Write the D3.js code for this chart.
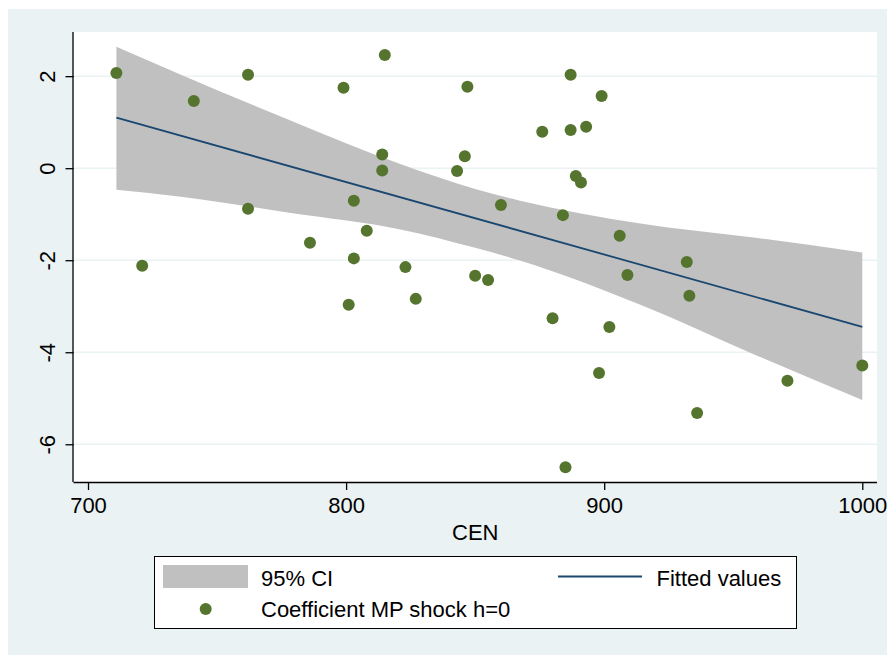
<!DOCTYPE html>
<html lang="en">
<head>
<meta charset="UTF-8">
<title>Coefficient vs CEN</title>
<script src="https://d3js.org/d3.v7.min.js"></script>
<style>
  body { margin: 0; background: #fff; }
  text { font-family: "Liberation Sans", Arial, sans-serif; fill: #000; }
</style>
</head>
<body>
<div id="chart"></div>
<script>

// scatter points (CEN, coefficient of MP shock at h=0)
var cen  = [711, 721, 741, 762, 762, 786, 799, 801, 803, 803, 808, 814, 814, 815, 823, 827,
            843, 846, 847, 850, 855, 860, 876, 880, 884, 885, 887, 887, 889, 891, 893, 898,
            899, 902, 906, 909, 932, 933, 936, 971, 1000];
var coef = [2.07, -2.12, 1.46, 2.03, -0.88, -1.62, 1.75, -2.97, -0.71, -1.96, -1.36, 0.30, -0.05, 2.46, -2.15, -2.84,
            -0.06, 0.26, 1.77, -2.34, -2.43, -0.80, 0.79, -3.26, -1.02, -6.50, 2.03, 0.83, -0.17, -0.31, 0.90, -4.45,
            1.57, -3.45, -1.47, -2.32, -2.04, -2.77, -5.32, -4.62, -4.29];

// fitted line end points
var fitX = [711, 1000];
var fitY = [1.10, -3.45];

var ciX  = [711, 736, 778, 821, 850, 867, 914, 957, 1000];
var ciHi = [2.64, 2.03, 1.05, 0.09, -0.45, -0.70, -1.20, -1.50, -1.83];
var ciLo = [-0.47, -0.62, -0.97, -1.33, -1.73, -2.00, -2.97, -4.02, -5.04];

var xTicks = [700, 800, 900, 1000];
var yTicks = [-6, -4, -2, 0, 2];

var W = 887, H = 655;
var bg = "#EAF2F3", dotColor = "#55752F", lineColor = "#1A476F", bandColor = "#C0C0C0";

var svg = d3.select("#chart").append("svg")
    .attr("width", W)
    .attr("height", H);

// outer background
svg.append("rect")
    .attr("x", 8).attr("y", 9)
    .attr("width", W - 8).attr("height", H - 9)
    .attr("fill", bg);

var plot = {left: 73.5, right: 877, top: 32, bottom: 482};

var x = d3.scaleLinear()
    .domain([694.38, 1005.7])
    .range([plot.left, plot.right]);

var y = d3.scaleLinear()
    .domain([-6.82, 2.96])
    .range([plot.bottom, plot.top]);

// plot region
svg.append("rect")
    .attr("x", plot.left).attr("y", plot.top)
    .attr("width", plot.right - plot.left)
    .attr("height", plot.bottom - plot.top)
    .attr("fill", "#fff");

// grid lines
svg.append("g").selectAll("line")
    .data(yTicks)
    .enter().append("line")
      .attr("x1", plot.left).attr("x2", plot.right)
      .attr("y1", function(d) { return y(d); })
      .attr("y2", function(d) { return y(d); })
      .attr("stroke", bg)
      .attr("stroke-width", 1.5);

// CI band
var band = ciX.map(function(v, i) { return {x: v, lo: ciLo[i], hi: ciHi[i]}; });
svg.append("path")
    .datum(band)
    .attr("fill", bandColor)
    .attr("d", d3.area()
      .curve(d3.curveMonotoneX)
      .x(function(d) { return x(d.x); })
      .y0(function(d) { return y(d.lo); })
      .y1(function(d) { return y(d.hi); }));

// fitted line
svg.append("path")
    .datum(fitX.map(function(v, i) { return [v, fitY[i]]; }))
    .attr("fill", "none")
    .attr("stroke", lineColor)
    .attr("stroke-width", 1.8)
    .attr("d", d3.line()
      .x(function(d) { return x(d[0]); })
      .y(function(d) { return y(d[1]); }));

// dots
svg.append("g").selectAll("circle")
    .data(cen.map(function(v, i) { return [v, coef[i]]; }))
    .enter().append("circle")
      .attr("cx", function(d) { return x(d[0]); })
      .attr("cy", function(d) { return y(d[1]); })
      .attr("r", 6)
      .attr("fill", dotColor);

// plain hyphen for negatives, as in the original
var fmt = function(d) { return String(d); };

// X axis
var xAxis = svg.append("g")
    .attr("transform", "translate(0," + plot.bottom + ")")
    .call(d3.axisBottom(x).tickValues(xTicks).tickSize(8).tickPadding(6).tickFormat(fmt));
xAxis.select(".domain").attr("d", "M" + plot.left + ",0.5H" + plot.right).attr("stroke-width", 1.3);
xAxis.selectAll(".tick line").attr("stroke-width", 1.3);
xAxis.selectAll("text").style("font-size", "22px").attr("dy", "0.78em");

// Y axis
var yAxis = svg.append("g")
    .attr("transform", "translate(" + plot.left + ",0)")
    .call(d3.axisLeft(y).tickValues(yTicks).tickSize(8).tickFormat(fmt));
yAxis.select(".domain").attr("d", "M-0.5," + plot.top + "V" + plot.bottom).attr("stroke-width", 1.3);
yAxis.selectAll(".tick line").attr("stroke-width", 1.3);
yAxis.selectAll("text")
    .style("font-size", "22px")
    .attr("x", null).attr("dy", null)
    .attr("text-anchor", "middle")
    .attr("transform", "translate(-18.5,0) rotate(-90)");

// X axis title
svg.append("text")
    .attr("x", (plot.left + plot.right) / 2)
    .attr("y", 540)
    .attr("text-anchor", "middle")
    .style("font-size", "22px")
    .text("CEN");

// legend
var lg = svg.append("g");
lg.append("rect")
    .attr("x", 154.5).attr("y", 556.5)
    .attr("width", 642).attr("height", 72)
    .attr("fill", "#fff")
    .attr("stroke", "#000")
    .attr("stroke-width", 1);
lg.append("rect")
    .attr("x", 163).attr("y", 565)
    .attr("width", 85).attr("height", 23)
    .attr("fill", bandColor);
lg.append("text")
    .attr("x", 261).attr("y", 585.5)
    .style("font-size", "22px")
    .text("95% CI");
lg.append("line")
    .attr("x1", 558).attr("x2", 642)
    .attr("y1", 576.5).attr("y2", 576.5)
    .attr("stroke", lineColor)
    .attr("stroke-width", 1.8);
lg.append("text")
    .attr("x", 656.5).attr("y", 585.5)
    .style("font-size", "22px")
    .text("Fitted values");
lg.append("circle")
    .attr("cx", 205.7).attr("cy", 609)
    .attr("r", 6)
    .attr("fill", dotColor);
lg.append("text")
    .attr("x", 261).attr("y", 616.7)
    .style("font-size", "22px")
    .text("Coefficient MP shock h=0");

</script>
</body>
</html>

- _GIVEN REQUEST_
Write out the data precisely as given, excluding the pictures.

- _EXPECTED ANSWER_
Write the D3.js code for this chart.
<!DOCTYPE html>
<html lang="en">
<head>
<meta charset="UTF-8">
<title>Coefficient vs CEN</title>
<script src="https://d3js.org/d3.v7.min.js"></script>
<style>
  body { margin: 0; background: #fff; }
  text { font-family: "Liberation Sans", Arial, sans-serif; fill: #000; }
</style>
</head>
<body>
<div id="chart"></div>
<script>

// scatter points (CEN, coefficient of MP shock at h=0)
var cen  = [711, 721, 741, 762, 762, 786, 799, 801, 803, 803, 808, 814, 814, 815, 823, 827,
            843, 846, 847, 850, 855, 860, 876, 880, 884, 885, 887, 887, 889, 891, 893, 898,
            899, 902, 906, 909, 932, 933, 936, 971, 1000];
var coef = [2.07, -2.12, 1.46, 2.03, -0.88, -1.62, 1.75, -2.97, -0.71, -1.96, -1.36, 0.30, -0.05, 2.46, -2.15, -2.84,
            -0.06, 0.26, 1.77, -2.34, -2.43, -0.80, 0.79, -3.26, -1.02, -6.50, 2.03, 0.83, -0.17, -0.31, 0.90, -4.45,
            1.57, -3.45, -1.47, -2.32, -2.04, -2.77, -5.32, -4.62, -4.29];

// fitted line end points
var fitX = [711, 1000];
var fitY = [1.10, -3.45];

var ciX  = [711, 736, 778, 821, 850, 867, 914, 957, 1000];
var ciHi = [2.64, 2.03, 1.05, 0.09, -0.45, -0.70, -1.20, -1.50, -1.83];
var ciLo = [-0.47, -0.62, -0.97, -1.33, -1.73, -2.00, -2.97, -4.02, -5.04];

var xTicks = [700, 800, 900, 1000];
var yTicks = [-6, -4, -2, 0, 2];

var W = 887, H = 655;
var bg = "#EAF2F3", dotColor = "#55752F", lineColor = "#1A476F", bandColor = "#C0C0C0";

var svg = d3.select("#chart").append("svg")
    .attr("width", W)
    .attr("height", H);

// outer background
svg.append("rect")
    .attr("x", 8).attr("y", 9)
    .attr("width", W - 8).attr("height", H - 9)
    .attr("fill", bg);

var plot = {left: 73.5, right: 877, top: 32, bottom: 482};

var x = d3.scaleLinear()
    .domain([694.38, 1005.7])
    .range([plot.left, plot.right]);

var y = d3.scaleLinear()
    .domain([-6.82, 2.96])
    .range([plot.bottom, plot.top]);

// plot region
svg.append("rect")
    .attr("x", plot.left).attr("y", plot.top)
    .attr("width", plot.right - plot.left)
    .attr("height", plot.bottom - plot.top)
    .attr("fill", "#fff");

// grid lines
svg.append("g").selectAll("line")
    .data(yTicks)
    .enter().append("line")
      .attr("x1", plot.left).attr("x2", plot.right)
      .attr("y1", function(d) { return y(d); })
      .attr("y2", function(d) { return y(d); })
      .attr("stroke", bg)
      .attr("stroke-width", 1.5);

// CI band
var band = ciX.map(function(v, i) { return {x: v, lo: ciLo[i], hi: ciHi[i]}; });
svg.append("path")
    .datum(band)
    .attr("fill", bandColor)
    .attr("d", d3.area()
      .curve(d3.curveMonotoneX)
      .x(function(d) { return x(d.x); })
      .y0(function(d) { return y(d.lo); })
      .y1(function(d) { return y(d.hi); }));

// fitted line
svg.append("path")
    .datum(fitX.map(function(v, i) { return [v, fitY[i]]; }))
    .attr("fill", "none")
    .attr("stroke", lineColor)
    .attr("stroke-width", 1.8)
    .attr("d", d3.line()
      .x(function(d) { return x(d[0]); })
      .y(function(d) { return y(d[1]); }));

// dots
svg.append("g").selectAll("circle")
    .data(cen.map(function(v, i) { return [v, coef[i]]; }))
    .enter().append("circle")
      .attr("cx", function(d) { return x(d[0]); })
      .attr("cy", function(d) { return y(d[1]); })
      .attr("r", 6)
      .attr("fill", dotColor);

// plain hyphen for negatives, as in the original
var fmt = function(d) { return String(d); };

// X axis
var xAxis = svg.append("g")
    .attr("transform", "translate(0," + plot.bottom + ")")
    .call(d3.axisBottom(x).tickValues(xTicks).tickSize(8).tickPadding(6).tickFormat(fmt));
xAxis.select(".domain").attr("d", "M" + plot.left + ",0.5H" + plot.right).attr("stroke-width", 1.3);
xAxis.selectAll(".tick line").attr("stroke-width", 1.3);
xAxis.selectAll("text").style("font-size", "22px").attr("dy", "0.78em");

// Y axis
var yAxis = svg.append("g")
    .attr("transform", "translate(" + plot.left + ",0)")
    .call(d3.axisLeft(y).tickValues(yTicks).tickSize(8).tickFormat(fmt));
yAxis.select(".domain").attr("d", "M-0.5," + plot.top + "V" + plot.bottom).attr("stroke-width", 1.3);
yAxis.selectAll(".tick line").attr("stroke-width", 1.3);
yAxis.selectAll("text")
    .style("font-size", "22px")
    .attr("x", null).attr("dy", null)
    .attr("text-anchor", "middle")
    .attr("transform", "translate(-18.5,0) rotate(-90)");

// X axis title
svg.append("text")
    .attr("x", (plot.left + plot.right) / 2)
    .attr("y", 540)
    .attr("text-anchor", "middle")
    .style("font-size", "22px")
    .text("CEN");

// legend
var lg = svg.append("g");
lg.append("rect")
    .attr("x", 154.5).attr("y", 556.5)
    .attr("width", 642).attr("height", 72)
    .attr("fill", "#fff")
    .attr("stroke", "#000")
    .attr("stroke-width", 1);
lg.append("rect")
    .attr("x", 163).attr("y", 565)
    .attr("width", 85).attr("height", 23)
    .attr("fill", bandColor);
lg.append("text")
    .attr("x", 261).attr("y", 585.5)
    .style("font-size", "22px")
    .text("95% CI");
lg.append("line")
    .attr("x1", 558).attr("x2", 642)
    .attr("y1", 576.5).attr("y2", 576.5)
    .attr("stroke", lineColor)
    .attr("stroke-width", 1.8);
lg.append("text")
    .attr("x", 656.5).attr("y", 585.5)
    .style("font-size", "22px")
    .text("Fitted values");
lg.append("circle")
    .attr("cx", 205.7).attr("cy", 609)
    .attr("r", 6)
    .attr("fill", dotColor);
lg.append("text")
    .attr("x", 261).attr("y", 616.7)
    .style("font-size", "22px")
    .text("Coefficient MP shock h=0");

</script>
</body>
</html>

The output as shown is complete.